— SOURCE MATERIAL —
━━━━━━━━━━━━━━━━━━━━━━━━━━━━━━

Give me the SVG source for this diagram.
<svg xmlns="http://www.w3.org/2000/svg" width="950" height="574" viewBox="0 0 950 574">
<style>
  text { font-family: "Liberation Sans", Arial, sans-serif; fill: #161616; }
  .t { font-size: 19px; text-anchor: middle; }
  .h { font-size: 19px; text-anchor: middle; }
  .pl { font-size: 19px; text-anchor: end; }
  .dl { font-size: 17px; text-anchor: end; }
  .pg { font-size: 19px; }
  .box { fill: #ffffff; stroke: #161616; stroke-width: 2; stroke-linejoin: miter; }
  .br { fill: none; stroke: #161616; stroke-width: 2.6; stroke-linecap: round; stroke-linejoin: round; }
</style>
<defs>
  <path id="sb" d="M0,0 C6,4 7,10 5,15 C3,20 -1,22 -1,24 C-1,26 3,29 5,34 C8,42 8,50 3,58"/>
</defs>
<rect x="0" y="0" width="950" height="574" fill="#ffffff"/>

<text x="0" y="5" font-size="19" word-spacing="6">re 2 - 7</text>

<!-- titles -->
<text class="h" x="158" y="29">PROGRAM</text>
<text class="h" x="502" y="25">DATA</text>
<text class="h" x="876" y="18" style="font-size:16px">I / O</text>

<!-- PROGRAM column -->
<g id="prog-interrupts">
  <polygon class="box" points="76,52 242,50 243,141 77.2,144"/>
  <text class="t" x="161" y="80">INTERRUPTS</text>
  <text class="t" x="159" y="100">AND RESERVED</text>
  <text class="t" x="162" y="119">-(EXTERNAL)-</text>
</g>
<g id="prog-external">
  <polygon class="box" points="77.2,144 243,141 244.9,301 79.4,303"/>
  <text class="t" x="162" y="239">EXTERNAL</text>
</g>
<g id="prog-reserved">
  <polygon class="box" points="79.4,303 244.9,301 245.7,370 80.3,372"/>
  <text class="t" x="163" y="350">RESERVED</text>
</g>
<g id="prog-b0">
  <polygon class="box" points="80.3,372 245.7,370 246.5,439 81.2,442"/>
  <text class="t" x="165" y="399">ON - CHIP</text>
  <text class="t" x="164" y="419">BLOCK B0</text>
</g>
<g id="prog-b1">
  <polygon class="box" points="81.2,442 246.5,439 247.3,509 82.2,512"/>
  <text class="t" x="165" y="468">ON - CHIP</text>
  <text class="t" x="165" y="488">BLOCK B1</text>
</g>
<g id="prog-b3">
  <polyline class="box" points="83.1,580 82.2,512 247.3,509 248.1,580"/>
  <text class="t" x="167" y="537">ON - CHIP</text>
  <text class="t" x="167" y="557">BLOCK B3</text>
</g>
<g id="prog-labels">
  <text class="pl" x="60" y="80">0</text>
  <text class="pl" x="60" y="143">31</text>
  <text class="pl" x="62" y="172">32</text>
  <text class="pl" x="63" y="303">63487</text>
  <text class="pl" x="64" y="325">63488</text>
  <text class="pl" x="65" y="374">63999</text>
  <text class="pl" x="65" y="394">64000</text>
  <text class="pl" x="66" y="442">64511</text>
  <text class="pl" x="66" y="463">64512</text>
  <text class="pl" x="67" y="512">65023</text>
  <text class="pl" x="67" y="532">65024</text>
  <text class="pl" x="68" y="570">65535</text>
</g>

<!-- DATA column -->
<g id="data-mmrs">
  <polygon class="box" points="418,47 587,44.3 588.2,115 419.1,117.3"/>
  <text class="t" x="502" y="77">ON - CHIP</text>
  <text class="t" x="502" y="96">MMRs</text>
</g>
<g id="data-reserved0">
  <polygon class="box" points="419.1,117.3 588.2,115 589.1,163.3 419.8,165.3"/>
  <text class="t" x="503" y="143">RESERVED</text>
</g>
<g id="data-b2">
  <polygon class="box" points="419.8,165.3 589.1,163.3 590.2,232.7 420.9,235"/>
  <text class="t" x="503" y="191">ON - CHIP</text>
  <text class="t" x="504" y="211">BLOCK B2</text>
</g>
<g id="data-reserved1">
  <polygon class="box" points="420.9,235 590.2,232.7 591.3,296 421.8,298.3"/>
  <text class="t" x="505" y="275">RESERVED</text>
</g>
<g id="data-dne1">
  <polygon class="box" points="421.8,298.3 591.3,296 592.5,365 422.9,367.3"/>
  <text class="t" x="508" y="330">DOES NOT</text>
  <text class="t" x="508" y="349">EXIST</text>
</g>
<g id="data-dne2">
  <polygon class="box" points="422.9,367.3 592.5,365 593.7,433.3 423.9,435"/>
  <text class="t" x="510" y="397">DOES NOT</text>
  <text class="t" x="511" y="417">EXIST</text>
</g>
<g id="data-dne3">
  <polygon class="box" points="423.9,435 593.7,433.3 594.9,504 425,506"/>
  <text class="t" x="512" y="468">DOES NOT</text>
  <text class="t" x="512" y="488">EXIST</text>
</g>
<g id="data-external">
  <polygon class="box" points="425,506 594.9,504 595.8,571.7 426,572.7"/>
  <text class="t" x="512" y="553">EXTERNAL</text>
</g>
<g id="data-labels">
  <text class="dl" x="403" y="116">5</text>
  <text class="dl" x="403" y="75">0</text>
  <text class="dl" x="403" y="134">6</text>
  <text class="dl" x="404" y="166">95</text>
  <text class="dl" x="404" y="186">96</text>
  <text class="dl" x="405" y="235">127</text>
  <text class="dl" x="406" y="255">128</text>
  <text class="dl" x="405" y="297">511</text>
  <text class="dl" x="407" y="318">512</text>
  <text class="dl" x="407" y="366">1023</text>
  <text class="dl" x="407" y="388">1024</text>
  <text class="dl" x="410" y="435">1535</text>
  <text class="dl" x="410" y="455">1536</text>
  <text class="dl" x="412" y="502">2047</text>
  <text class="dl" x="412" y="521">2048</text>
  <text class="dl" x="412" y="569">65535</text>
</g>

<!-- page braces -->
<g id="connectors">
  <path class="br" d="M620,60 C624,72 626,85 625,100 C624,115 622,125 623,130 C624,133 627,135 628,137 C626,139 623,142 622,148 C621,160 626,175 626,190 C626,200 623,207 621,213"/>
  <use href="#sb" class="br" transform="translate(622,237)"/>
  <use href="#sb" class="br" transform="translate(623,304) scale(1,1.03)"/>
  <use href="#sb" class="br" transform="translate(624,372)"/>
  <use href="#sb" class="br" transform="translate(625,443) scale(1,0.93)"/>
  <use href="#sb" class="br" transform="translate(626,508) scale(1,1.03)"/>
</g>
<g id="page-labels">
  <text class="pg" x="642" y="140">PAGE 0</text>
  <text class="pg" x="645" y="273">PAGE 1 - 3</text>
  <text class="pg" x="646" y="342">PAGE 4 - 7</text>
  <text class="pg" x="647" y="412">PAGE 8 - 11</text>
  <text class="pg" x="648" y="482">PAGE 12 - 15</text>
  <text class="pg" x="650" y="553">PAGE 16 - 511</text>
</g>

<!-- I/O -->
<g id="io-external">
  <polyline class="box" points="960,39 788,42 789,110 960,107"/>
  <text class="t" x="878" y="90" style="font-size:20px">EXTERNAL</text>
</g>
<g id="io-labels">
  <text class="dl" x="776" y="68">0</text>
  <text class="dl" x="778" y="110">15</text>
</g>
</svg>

━━━━━━━━━━━━━━━━━━━━━━━━━━━━━━

— WORK REQUIRED —
Print the material verbatim, all of it.

— TASK SOLUTION —
Give me the SVG source for this diagram.
<svg xmlns="http://www.w3.org/2000/svg" width="950" height="574" viewBox="0 0 950 574">
<style>
  text { font-family: "Liberation Sans", Arial, sans-serif; fill: #161616; }
  .t { font-size: 19px; text-anchor: middle; }
  .h { font-size: 19px; text-anchor: middle; }
  .pl { font-size: 19px; text-anchor: end; }
  .dl { font-size: 17px; text-anchor: end; }
  .pg { font-size: 19px; }
  .box { fill: #ffffff; stroke: #161616; stroke-width: 2; stroke-linejoin: miter; }
  .br { fill: none; stroke: #161616; stroke-width: 2.6; stroke-linecap: round; stroke-linejoin: round; }
</style>
<defs>
  <path id="sb" d="M0,0 C6,4 7,10 5,15 C3,20 -1,22 -1,24 C-1,26 3,29 5,34 C8,42 8,50 3,58"/>
</defs>
<rect x="0" y="0" width="950" height="574" fill="#ffffff"/>

<text x="0" y="5" font-size="19" word-spacing="6">re 2 - 7</text>

<!-- titles -->
<text class="h" x="158" y="29">PROGRAM</text>
<text class="h" x="502" y="25">DATA</text>
<text class="h" x="876" y="18" style="font-size:16px">I / O</text>

<!-- PROGRAM column -->
<g id="prog-interrupts">
  <polygon class="box" points="76,52 242,50 243,141 77.2,144"/>
  <text class="t" x="161" y="80">INTERRUPTS</text>
  <text class="t" x="159" y="100">AND RESERVED</text>
  <text class="t" x="162" y="119">-(EXTERNAL)-</text>
</g>
<g id="prog-external">
  <polygon class="box" points="77.2,144 243,141 244.9,301 79.4,303"/>
  <text class="t" x="162" y="239">EXTERNAL</text>
</g>
<g id="prog-reserved">
  <polygon class="box" points="79.4,303 244.9,301 245.7,370 80.3,372"/>
  <text class="t" x="163" y="350">RESERVED</text>
</g>
<g id="prog-b0">
  <polygon class="box" points="80.3,372 245.7,370 246.5,439 81.2,442"/>
  <text class="t" x="165" y="399">ON - CHIP</text>
  <text class="t" x="164" y="419">BLOCK B0</text>
</g>
<g id="prog-b1">
  <polygon class="box" points="81.2,442 246.5,439 247.3,509 82.2,512"/>
  <text class="t" x="165" y="468">ON - CHIP</text>
  <text class="t" x="165" y="488">BLOCK B1</text>
</g>
<g id="prog-b3">
  <polyline class="box" points="83.1,580 82.2,512 247.3,509 248.1,580"/>
  <text class="t" x="167" y="537">ON - CHIP</text>
  <text class="t" x="167" y="557">BLOCK B3</text>
</g>
<g id="prog-labels">
  <text class="pl" x="60" y="80">0</text>
  <text class="pl" x="60" y="143">31</text>
  <text class="pl" x="62" y="172">32</text>
  <text class="pl" x="63" y="303">63487</text>
  <text class="pl" x="64" y="325">63488</text>
  <text class="pl" x="65" y="374">63999</text>
  <text class="pl" x="65" y="394">64000</text>
  <text class="pl" x="66" y="442">64511</text>
  <text class="pl" x="66" y="463">64512</text>
  <text class="pl" x="67" y="512">65023</text>
  <text class="pl" x="67" y="532">65024</text>
  <text class="pl" x="68" y="570">65535</text>
</g>

<!-- DATA column -->
<g id="data-mmrs">
  <polygon class="box" points="418,47 587,44.3 588.2,115 419.1,117.3"/>
  <text class="t" x="502" y="77">ON - CHIP</text>
  <text class="t" x="502" y="96">MMRs</text>
</g>
<g id="data-reserved0">
  <polygon class="box" points="419.1,117.3 588.2,115 589.1,163.3 419.8,165.3"/>
  <text class="t" x="503" y="143">RESERVED</text>
</g>
<g id="data-b2">
  <polygon class="box" points="419.8,165.3 589.1,163.3 590.2,232.7 420.9,235"/>
  <text class="t" x="503" y="191">ON - CHIP</text>
  <text class="t" x="504" y="211">BLOCK B2</text>
</g>
<g id="data-reserved1">
  <polygon class="box" points="420.9,235 590.2,232.7 591.3,296 421.8,298.3"/>
  <text class="t" x="505" y="275">RESERVED</text>
</g>
<g id="data-dne1">
  <polygon class="box" points="421.8,298.3 591.3,296 592.5,365 422.9,367.3"/>
  <text class="t" x="508" y="330">DOES NOT</text>
  <text class="t" x="508" y="349">EXIST</text>
</g>
<g id="data-dne2">
  <polygon class="box" points="422.9,367.3 592.5,365 593.7,433.3 423.9,435"/>
  <text class="t" x="510" y="397">DOES NOT</text>
  <text class="t" x="511" y="417">EXIST</text>
</g>
<g id="data-dne3">
  <polygon class="box" points="423.9,435 593.7,433.3 594.9,504 425,506"/>
  <text class="t" x="512" y="468">DOES NOT</text>
  <text class="t" x="512" y="488">EXIST</text>
</g>
<g id="data-external">
  <polygon class="box" points="425,506 594.9,504 595.8,571.7 426,572.7"/>
  <text class="t" x="512" y="553">EXTERNAL</text>
</g>
<g id="data-labels">
  <text class="dl" x="403" y="116">5</text>
  <text class="dl" x="403" y="75">0</text>
  <text class="dl" x="403" y="134">6</text>
  <text class="dl" x="404" y="166">95</text>
  <text class="dl" x="404" y="186">96</text>
  <text class="dl" x="405" y="235">127</text>
  <text class="dl" x="406" y="255">128</text>
  <text class="dl" x="405" y="297">511</text>
  <text class="dl" x="407" y="318">512</text>
  <text class="dl" x="407" y="366">1023</text>
  <text class="dl" x="407" y="388">1024</text>
  <text class="dl" x="410" y="435">1535</text>
  <text class="dl" x="410" y="455">1536</text>
  <text class="dl" x="412" y="502">2047</text>
  <text class="dl" x="412" y="521">2048</text>
  <text class="dl" x="412" y="569">65535</text>
</g>

<!-- page braces -->
<g id="connectors">
  <path class="br" d="M620,60 C624,72 626,85 625,100 C624,115 622,125 623,130 C624,133 627,135 628,137 C626,139 623,142 622,148 C621,160 626,175 626,190 C626,200 623,207 621,213"/>
  <use href="#sb" class="br" transform="translate(622,237)"/>
  <use href="#sb" class="br" transform="translate(623,304) scale(1,1.03)"/>
  <use href="#sb" class="br" transform="translate(624,372)"/>
  <use href="#sb" class="br" transform="translate(625,443) scale(1,0.93)"/>
  <use href="#sb" class="br" transform="translate(626,508) scale(1,1.03)"/>
</g>
<g id="page-labels">
  <text class="pg" x="642" y="140">PAGE 0</text>
  <text class="pg" x="645" y="273">PAGE 1 - 3</text>
  <text class="pg" x="646" y="342">PAGE 4 - 7</text>
  <text class="pg" x="647" y="412">PAGE 8 - 11</text>
  <text class="pg" x="648" y="482">PAGE 12 - 15</text>
  <text class="pg" x="650" y="553">PAGE 16 - 511</text>
</g>

<!-- I/O -->
<g id="io-external">
  <polyline class="box" points="960,39 788,42 789,110 960,107"/>
  <text class="t" x="878" y="90" style="font-size:20px">EXTERNAL</text>
</g>
<g id="io-labels">
  <text class="dl" x="776" y="68">0</text>
  <text class="dl" x="778" y="110">15</text>
</g>
</svg>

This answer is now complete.